Maybe there's just too much time on my hands to think about it. I have a lot of great friends but no one whose "special place" I get to touch on a regular basis, let alone do other things with. (In all seriousness, just a bid to use "special place" there; thanks for sticking along with it). And that job is awful. If I could just replace that.

Then again, its always if, if, if with me.

Random whining over.

Wednesday, May 18, 2011

I still miss you.

Sometimes I awake in the morning to thoughts of you still being beside me and hear the sound of your voice whispering that nickname you used to have. Days I didn't care that I hated my job or lack of direction because you didn't care about those things either; days I'd forget about all of it when I watched you sleep or looked into your eyes when you said something inane and we'd both laugh at it for no reason we could readily understand.

I hate that you have the life that I wanted with you with someone else but I'm glad you're so far away.
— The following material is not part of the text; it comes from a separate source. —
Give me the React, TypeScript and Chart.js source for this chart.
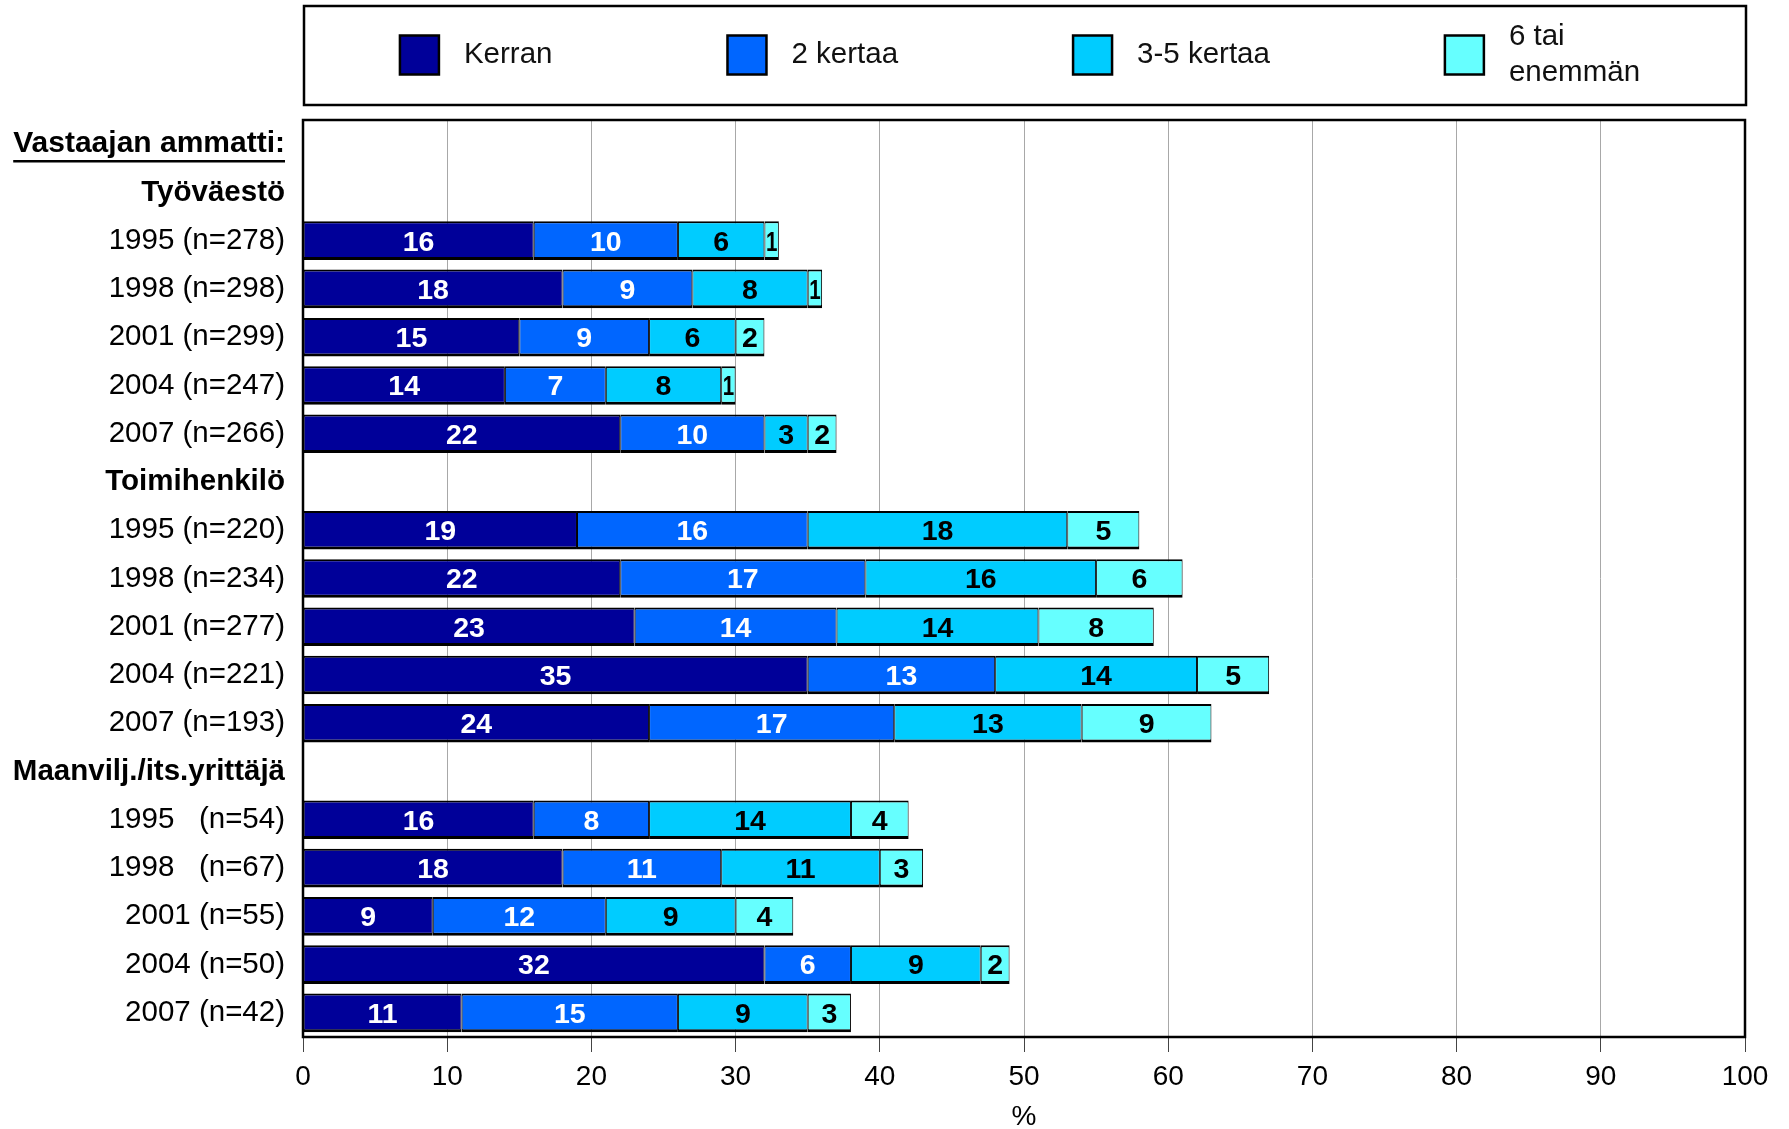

I hate that you don't seem happy and some part of me still feels compelled to seek you out and rectify it despite it no longer being my problem.

I loathe that so many years later the thought of you writhing in my sheets still turns me on in ways other women haven't when they were doing so.

I pray that someone will someday replace you, but I don't honestly believe it will ever happen.

I love me now, but I'm ashamed of where I am still, and ashamed moreso of my fear of changing it. You showed me there was no reason to be afraid; you gave me reason to want more out of life than I had, and you took both of those with you when you left.